• EXERCISE AIM: The records follow. Print, word for word, the first line through the "const font = 'Liberation" line.

_ _ _ _

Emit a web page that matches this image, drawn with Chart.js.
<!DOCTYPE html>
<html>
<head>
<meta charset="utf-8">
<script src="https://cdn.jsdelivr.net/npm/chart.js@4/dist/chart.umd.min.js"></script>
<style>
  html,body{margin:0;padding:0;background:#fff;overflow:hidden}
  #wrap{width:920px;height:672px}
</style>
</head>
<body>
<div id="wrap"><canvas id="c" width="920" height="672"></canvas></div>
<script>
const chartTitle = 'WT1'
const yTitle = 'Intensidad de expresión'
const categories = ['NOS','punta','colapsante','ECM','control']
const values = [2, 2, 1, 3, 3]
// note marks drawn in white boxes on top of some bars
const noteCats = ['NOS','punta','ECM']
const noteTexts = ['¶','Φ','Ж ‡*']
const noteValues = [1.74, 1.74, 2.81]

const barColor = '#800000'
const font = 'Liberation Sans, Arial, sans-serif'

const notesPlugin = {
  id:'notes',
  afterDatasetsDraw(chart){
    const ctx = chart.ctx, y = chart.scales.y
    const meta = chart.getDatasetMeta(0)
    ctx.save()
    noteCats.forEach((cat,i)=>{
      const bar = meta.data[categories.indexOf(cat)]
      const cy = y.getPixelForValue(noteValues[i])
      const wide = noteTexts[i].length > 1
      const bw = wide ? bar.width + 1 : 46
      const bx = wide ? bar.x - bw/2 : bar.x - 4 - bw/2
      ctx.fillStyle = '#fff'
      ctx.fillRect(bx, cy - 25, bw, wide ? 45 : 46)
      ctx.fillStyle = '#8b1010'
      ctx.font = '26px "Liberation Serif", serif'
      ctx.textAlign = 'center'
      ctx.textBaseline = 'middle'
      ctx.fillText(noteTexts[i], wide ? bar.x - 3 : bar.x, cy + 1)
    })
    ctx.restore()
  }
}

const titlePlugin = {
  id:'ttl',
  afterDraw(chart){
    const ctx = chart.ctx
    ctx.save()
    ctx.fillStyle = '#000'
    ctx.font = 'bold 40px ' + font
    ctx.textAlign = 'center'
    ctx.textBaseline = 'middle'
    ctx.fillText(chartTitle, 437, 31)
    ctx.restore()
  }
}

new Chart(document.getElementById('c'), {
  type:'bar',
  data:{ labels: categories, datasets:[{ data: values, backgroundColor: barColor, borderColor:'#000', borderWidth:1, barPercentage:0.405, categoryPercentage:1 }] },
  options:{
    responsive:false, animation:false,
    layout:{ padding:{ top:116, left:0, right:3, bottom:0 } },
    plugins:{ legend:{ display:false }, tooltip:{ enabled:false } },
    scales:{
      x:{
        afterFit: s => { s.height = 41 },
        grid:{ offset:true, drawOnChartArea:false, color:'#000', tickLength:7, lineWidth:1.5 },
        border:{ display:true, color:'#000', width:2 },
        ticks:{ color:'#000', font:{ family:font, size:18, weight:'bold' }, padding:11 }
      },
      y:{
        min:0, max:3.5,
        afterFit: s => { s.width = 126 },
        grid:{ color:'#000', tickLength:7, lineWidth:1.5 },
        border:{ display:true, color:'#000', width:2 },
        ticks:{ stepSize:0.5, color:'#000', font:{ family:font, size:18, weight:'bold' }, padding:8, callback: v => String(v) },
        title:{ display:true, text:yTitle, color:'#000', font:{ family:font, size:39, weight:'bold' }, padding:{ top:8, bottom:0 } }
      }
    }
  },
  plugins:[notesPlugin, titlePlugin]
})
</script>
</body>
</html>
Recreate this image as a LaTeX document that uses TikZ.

_ _ _ _

• RESPONSE:
Emit a web page that matches this image, drawn with Chart.js.
<!DOCTYPE html>
<html>
<head>
<meta charset="utf-8">
<script src="https://cdn.jsdelivr.net/npm/chart.js@4/dist/chart.umd.min.js"></script>
<style>
  html,body{margin:0;padding:0;background:#fff;overflow:hidden}
  #wrap{width:920px;height:672px}
</style>
</head>
<body>
<div id="wrap"><canvas id="c" width="920" height="672"></canvas></div>
<script>
const chartTitle = 'WT1'
const yTitle = 'Intensidad de expresión'
const categories = ['NOS','punta','colapsante','ECM','control']
const values = [2, 2, 1, 3, 3]
// note marks drawn in white boxes on top of some bars
const noteCats = ['NOS','punta','ECM']
const noteTexts = ['¶','Φ','Ж ‡*']
const noteValues = [1.74, 1.74, 2.81]

const barColor = '#800000'
const font = 'Liberation Sans, Arial, sans-serif'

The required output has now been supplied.